The federal government’s difficulty in obtaining convictions in cases where people are charged with peacefully, but illegally, carrying firearms “may well be the product of jury nullification due to the public’s confusion about our gun laws—such as they are, or are not—and the public’s strongly held feelings toward guns,” United States District Court Judge Frederic Block complained in 2009 (full text here). He referenced a juror in a case he tried “who candidly expressed his unwillingness to convict someone for merely possessing a gun” and cited other cases in which juries obviously ignored the law.

What jurors see as overreaching prosecution of protesters can evoke their sympathy, too. In 2017, a jury in upstate New York acquitted four defendants of charges related to a 2015 protest at the Hancock Field National Guard Base. The four opposed the piloting of Reaper drones from the base for bomb and missile missions that have frequently resulted in civilian deaths.

“Yesterday I spoke with one of the defendants found Not Guilty, and he confirmed that this was, indeed, a case of conscientious acquittal,” Kirsten Tynan, executive director of the Fully Informed Jury Association, noted at the time.

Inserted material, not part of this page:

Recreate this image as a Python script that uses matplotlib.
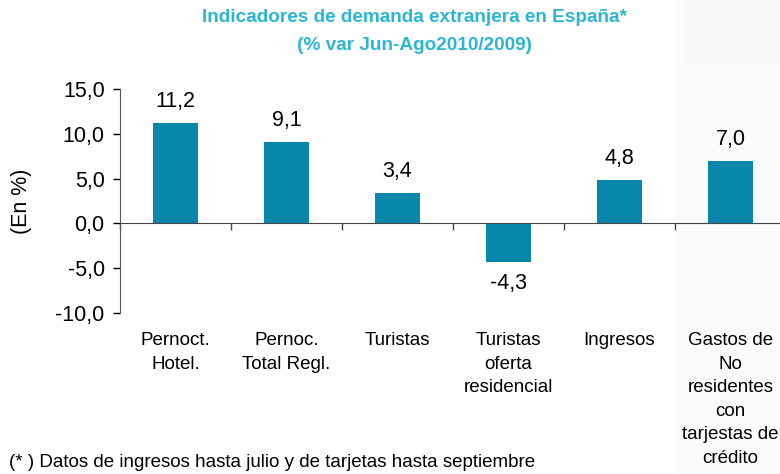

“One of the things many people struggle with is that they don’t want jurors exercising jury nullification in ways they don’t like,” FIJA’s Tynan told me this week about the wide range of circumstances in which jury power can be used to spare defendants (FIJA advocates for jury power but takes no position on which issues should evoke juror mercy). “But jury nullification should not be dismissed or denigrated because it is not used perfectly in keeping with my, your, or any other particular individual’s opinions. The option of voting not guilty based on conscience rather than strictly on the facts is meant to tilt the playing field in favor of erring on the side of liberty.”

Abortion is one of many issues in which jurors can exercise their consciences. It’s also controversial and many jurors will disagree that it’s an appropriate exercise of mercy. But the same can be said of drugs, guns, political protests, and much more. Jurors who win over their colleagues will send defendants home free; those who don’t will hang juries and prompt prosecutors to bring only the strongest cases.

“Nullification cannot and will not fix everything,” concede Salib and Krishnamurthi. “But we think that the equilibrium effect of nullification will be to reduce the number of cases prosecutors bring. And when unpopular cases are brought, nullification can avert the harshest part of the criminal process—the punishment.”

In this, as with all legal controversies, jury nullification allows an opportunity for regular people to exercise a veto over the power of the state and to spare intended targets from laws they consider unjust.